The world was out to greet us this morning. A great spotted woodpecker glinting in the sun, and then another; an exploration in a field looking for redwings (which we did not find); back to the path, and on and on, very slowly. We walked past the place where I first saw a redwing here, looking and looking until I finally decided that that was what it was; past the place where I first saw gadwall here, now a field, flooded then; where Louise saw a great white egret and I went later and it was still there; where we saw a sparrowhawk sitting on a post and watched it and watched it; on and on.

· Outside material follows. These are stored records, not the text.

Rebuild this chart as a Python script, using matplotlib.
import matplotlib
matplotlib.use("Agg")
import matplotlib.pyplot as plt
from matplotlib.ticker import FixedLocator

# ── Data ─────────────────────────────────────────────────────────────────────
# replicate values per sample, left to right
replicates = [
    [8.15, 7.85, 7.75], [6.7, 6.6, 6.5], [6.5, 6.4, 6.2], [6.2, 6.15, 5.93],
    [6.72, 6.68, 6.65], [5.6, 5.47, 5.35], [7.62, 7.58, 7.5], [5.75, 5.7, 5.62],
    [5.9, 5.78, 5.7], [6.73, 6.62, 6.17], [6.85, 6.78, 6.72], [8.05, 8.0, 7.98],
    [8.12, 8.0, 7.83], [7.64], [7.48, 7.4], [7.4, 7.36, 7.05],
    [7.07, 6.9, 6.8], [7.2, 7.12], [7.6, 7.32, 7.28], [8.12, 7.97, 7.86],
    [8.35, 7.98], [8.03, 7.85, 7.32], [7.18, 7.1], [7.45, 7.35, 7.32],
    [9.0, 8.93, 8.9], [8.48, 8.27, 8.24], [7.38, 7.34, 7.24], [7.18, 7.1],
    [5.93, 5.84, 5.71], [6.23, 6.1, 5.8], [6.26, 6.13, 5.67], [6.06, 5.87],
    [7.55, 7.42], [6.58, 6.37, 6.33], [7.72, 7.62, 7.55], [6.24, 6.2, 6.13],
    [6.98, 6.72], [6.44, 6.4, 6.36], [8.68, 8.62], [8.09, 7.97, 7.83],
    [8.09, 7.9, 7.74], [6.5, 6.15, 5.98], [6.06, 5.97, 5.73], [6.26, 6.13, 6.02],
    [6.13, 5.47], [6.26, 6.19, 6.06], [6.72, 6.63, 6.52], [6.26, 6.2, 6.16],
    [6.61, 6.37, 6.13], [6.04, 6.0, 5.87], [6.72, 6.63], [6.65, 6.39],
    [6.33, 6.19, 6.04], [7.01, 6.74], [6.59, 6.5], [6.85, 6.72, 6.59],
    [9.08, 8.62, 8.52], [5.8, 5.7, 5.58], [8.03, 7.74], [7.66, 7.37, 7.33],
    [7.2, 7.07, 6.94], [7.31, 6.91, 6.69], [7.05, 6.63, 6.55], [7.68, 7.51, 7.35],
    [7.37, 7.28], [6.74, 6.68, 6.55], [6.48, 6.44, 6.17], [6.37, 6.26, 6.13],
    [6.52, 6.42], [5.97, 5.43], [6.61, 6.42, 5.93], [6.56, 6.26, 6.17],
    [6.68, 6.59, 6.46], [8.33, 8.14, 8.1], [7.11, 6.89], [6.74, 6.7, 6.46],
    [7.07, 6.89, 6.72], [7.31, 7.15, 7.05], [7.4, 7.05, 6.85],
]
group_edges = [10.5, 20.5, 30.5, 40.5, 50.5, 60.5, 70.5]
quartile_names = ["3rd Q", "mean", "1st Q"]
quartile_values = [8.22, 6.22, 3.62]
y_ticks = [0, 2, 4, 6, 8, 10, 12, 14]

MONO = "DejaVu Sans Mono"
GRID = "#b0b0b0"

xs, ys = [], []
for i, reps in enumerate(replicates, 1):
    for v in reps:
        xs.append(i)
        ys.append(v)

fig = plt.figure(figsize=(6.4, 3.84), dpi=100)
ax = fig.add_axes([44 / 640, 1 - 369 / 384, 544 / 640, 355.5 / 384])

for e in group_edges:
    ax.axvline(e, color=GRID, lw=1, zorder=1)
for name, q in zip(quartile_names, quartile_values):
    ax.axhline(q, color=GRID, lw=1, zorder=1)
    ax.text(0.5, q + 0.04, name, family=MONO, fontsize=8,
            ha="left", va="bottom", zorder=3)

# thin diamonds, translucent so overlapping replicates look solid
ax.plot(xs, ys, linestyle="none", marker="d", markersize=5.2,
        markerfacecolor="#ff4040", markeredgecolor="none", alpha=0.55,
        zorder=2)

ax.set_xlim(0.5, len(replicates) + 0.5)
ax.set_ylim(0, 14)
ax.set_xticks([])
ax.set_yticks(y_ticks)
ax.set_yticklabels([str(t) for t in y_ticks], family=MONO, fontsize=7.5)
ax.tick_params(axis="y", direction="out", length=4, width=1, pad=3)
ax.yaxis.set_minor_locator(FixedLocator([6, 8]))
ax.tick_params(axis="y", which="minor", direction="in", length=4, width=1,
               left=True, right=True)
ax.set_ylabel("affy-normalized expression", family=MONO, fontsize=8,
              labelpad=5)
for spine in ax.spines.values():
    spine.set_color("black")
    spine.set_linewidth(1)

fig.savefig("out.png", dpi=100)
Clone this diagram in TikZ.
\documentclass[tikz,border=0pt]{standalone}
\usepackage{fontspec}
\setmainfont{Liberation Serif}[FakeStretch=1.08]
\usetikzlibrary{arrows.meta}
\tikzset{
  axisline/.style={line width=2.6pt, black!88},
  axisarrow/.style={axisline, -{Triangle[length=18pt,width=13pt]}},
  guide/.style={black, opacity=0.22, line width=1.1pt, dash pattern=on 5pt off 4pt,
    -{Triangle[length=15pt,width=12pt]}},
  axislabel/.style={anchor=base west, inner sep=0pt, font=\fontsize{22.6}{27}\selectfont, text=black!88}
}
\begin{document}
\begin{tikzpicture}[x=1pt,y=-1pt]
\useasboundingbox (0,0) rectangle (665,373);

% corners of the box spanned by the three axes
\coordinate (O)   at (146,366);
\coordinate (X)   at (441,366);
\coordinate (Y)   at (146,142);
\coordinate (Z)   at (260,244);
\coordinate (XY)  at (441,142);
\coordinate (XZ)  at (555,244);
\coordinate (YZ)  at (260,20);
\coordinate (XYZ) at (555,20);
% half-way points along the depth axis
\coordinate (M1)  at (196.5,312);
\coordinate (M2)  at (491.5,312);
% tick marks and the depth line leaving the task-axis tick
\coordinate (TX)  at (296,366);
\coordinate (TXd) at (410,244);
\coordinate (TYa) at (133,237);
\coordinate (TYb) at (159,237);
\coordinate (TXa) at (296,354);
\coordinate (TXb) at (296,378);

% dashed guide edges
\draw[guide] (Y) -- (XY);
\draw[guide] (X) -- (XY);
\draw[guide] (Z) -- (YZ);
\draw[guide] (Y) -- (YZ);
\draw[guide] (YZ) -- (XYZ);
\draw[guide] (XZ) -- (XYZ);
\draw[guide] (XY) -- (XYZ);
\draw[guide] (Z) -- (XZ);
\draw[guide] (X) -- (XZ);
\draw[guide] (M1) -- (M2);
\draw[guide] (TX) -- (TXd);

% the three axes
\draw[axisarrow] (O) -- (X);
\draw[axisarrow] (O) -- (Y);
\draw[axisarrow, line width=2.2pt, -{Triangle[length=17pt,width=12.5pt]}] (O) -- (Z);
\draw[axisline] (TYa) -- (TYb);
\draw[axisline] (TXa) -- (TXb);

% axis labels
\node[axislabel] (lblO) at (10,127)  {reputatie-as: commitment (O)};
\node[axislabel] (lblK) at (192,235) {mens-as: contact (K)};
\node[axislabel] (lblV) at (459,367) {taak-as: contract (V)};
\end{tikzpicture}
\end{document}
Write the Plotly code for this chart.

Up on the old railway track we stopped and peered up at finches in the treetops eating seeds from the alder cones. Strobiles, they’re called. I’ve just looked it up. It’s not really a word anyone needs to know, but there is: the cones of the alder tree are called strobiles. What challenged us was what species of finch they were. In the end we decided they were goldfinches and siskins. There may have been others, but we weren’t sure. They were hard to see clearly. We did see a treecreeper there, and another later. I always think of a letter my mother wrote to me once years ago when I see a treecreeper. At the end of the letter she drew three or four stick trees, and a dotted line to denote the path of a little treecreeper as she went up one tree searching for food in the crevices of the bark before floating down to the bottom on the next tree and climbing again. I like treecreepers.

I am going to stop writing now before I get to the end of this walk, before we walk past the place where perhaps tomorrow morning Louise will be swimming, and on home past noisy Canada geese. I will stop here, because here we saw a goldcrest. So often the Merlin app has heard one, although we never do, and today there was a clear and frustrating sonogram – and then there it was – so tiny, so neat, so busy. I couldn’t get my binoculars up to see it, for fear of losing it, but Louise did, and saw the tell-tale flash of gold on the top of it’s head.

All that was yesterday. Since then I have enjoyed (is that the right word?) a night of cricket and been to my my yoga class. Louise has actually swum in the river.

And now I have published my regular weekly blog!